In the English summary of its report, the council noted that in the autumn, market expectations were that energy prices would remain at a high level, with “a real concern for energy supply shortages in the winter of 2022/23”.

That the slowdown has been more subdued, it continued was largely due to a significant drop in energy prices compared to the levels seen in late summer 2022, and compared to the market expectations for 2023.  

The council now expects Denmark’s GDP growth to slow to 1 percent in 2023 rather than for the economy to shrink by 0.2 percent, as it predicted in the autumn. 

In 2024, it expects the growth rate to remain the same as in 2003, with another year of 1 percent GDP growth. In its autumn report it expected weaker growth of 0.6 percent in 2024.

What is the outlook for employment? 

In the autumn, the expert group estimated that employment in Denmark would decrease by 100,000 people towards the end of the 2023, with employment in 2024  about 1 percent below the estimated structural level. 

Now, instead, it expects employment will fall by just 50,000 people by 2025.

What does the expert group’s outlook mean for interest rates and government spending? 

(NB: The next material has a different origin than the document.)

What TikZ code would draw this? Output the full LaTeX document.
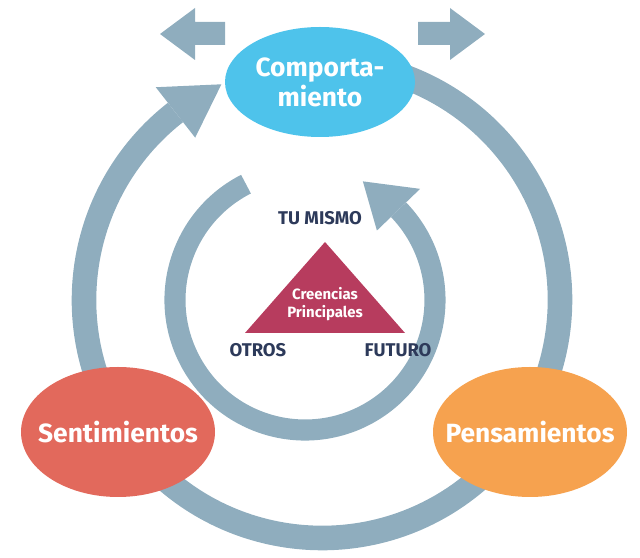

Denmark’s finance minister Nikolai Wammen came in for some gentle criticism, with the experts judging that “the 2023 Finance Act, which was adopted in May, should have been tighter”.  The current government’s fiscal policy, it concludes “has not contributed to countering domestic inflationary pressures”. 

The experts expect inflation to stay above 2 percent in 2023 and 2024 and not to fall below 2 percent until 2025. 

If the government decides to follow the council’s advice, the budget in 2024 will have to be at least as tight, if not tighter than that of 2023. 

“Fiscal policy in 2024 should not contribute to increasing demand pressure, rather the opposite,” they write. 

The council also questioned the evidence justifying abolishing the Great Prayer Day holiday, which Denmark’s government has claimed will permanently increase the labour supply by 8,500 full time workers. 

“The council assumes that the abolition of Great Prayer Day will have a short-term positive effect on the labour supply, while there is no evidence of a long-term effect.”